To be sure, there is a lot of money to be made in this industry, and given the conditioning of their audiences, pulling on heart strings will naturally be profitable. However, the ubiquity of information, complete with sound bites and graphics packages, desensitizes the audience to the grave nature of truly tragic events. While a photograph of a maniac pointing a gun at a camera hooks the audience, it focuses attention on the one person who deserves none.
There were an estimated four to five acres of satellite trucks accompanying over 600 reporters just 24 hours after the attack at Virginia Tech. At a time when a small community must have been in utter shock at the circumstances, it seems unlikely that the prying video cameras, microphones, and prolix commentary surrounding the tragedy were beneficial to the victims.
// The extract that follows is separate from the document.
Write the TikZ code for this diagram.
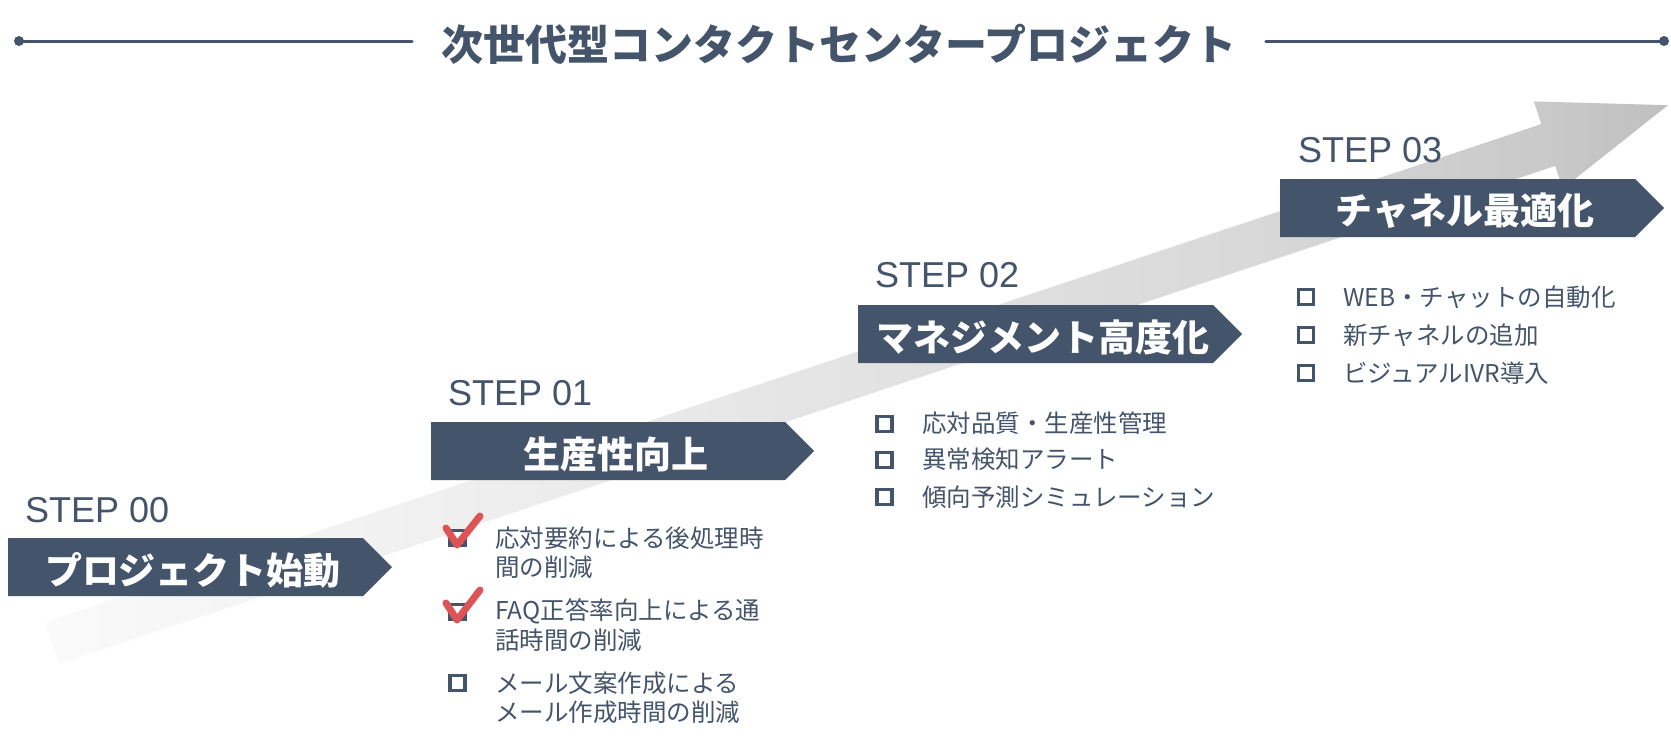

The Cardinal had the opportunity to hastily supply its own coverage of the event, considering it occurred on a Monday, and the Cardinal prints on Tuesdays. However, the editors determined that in light of the saturation of the story through other media outlets, it would be inappropriate to write impulse articles based only on the second-hand coverage of others, which at the time provided very limited information.
While indeed our reporters began talking to students around the University of Louisville, it seemed initially that most students didn’t really know what was going on with the situation unfolding 385 miles away. Mega media outlets like CNN, Fox News and MSNBC were all reporting different details of the story; some online and TV news sources even offered differing death tolls across their tickers in the early hours after the story broke. With that in mind, the Cardinal’s editors felt it would be largely irresponsible to prematurely print ideas about which so little was known.
Indeed, a tragedy occurred in our nation, but bomb threats, hoax packages and a barrage of concerns about campus safety have hit closer to home for many. Thus, we hope this week’s edition will help you, our readers, make sense of all that has gone on here, around you – not just in the national spotlight – since last Monday.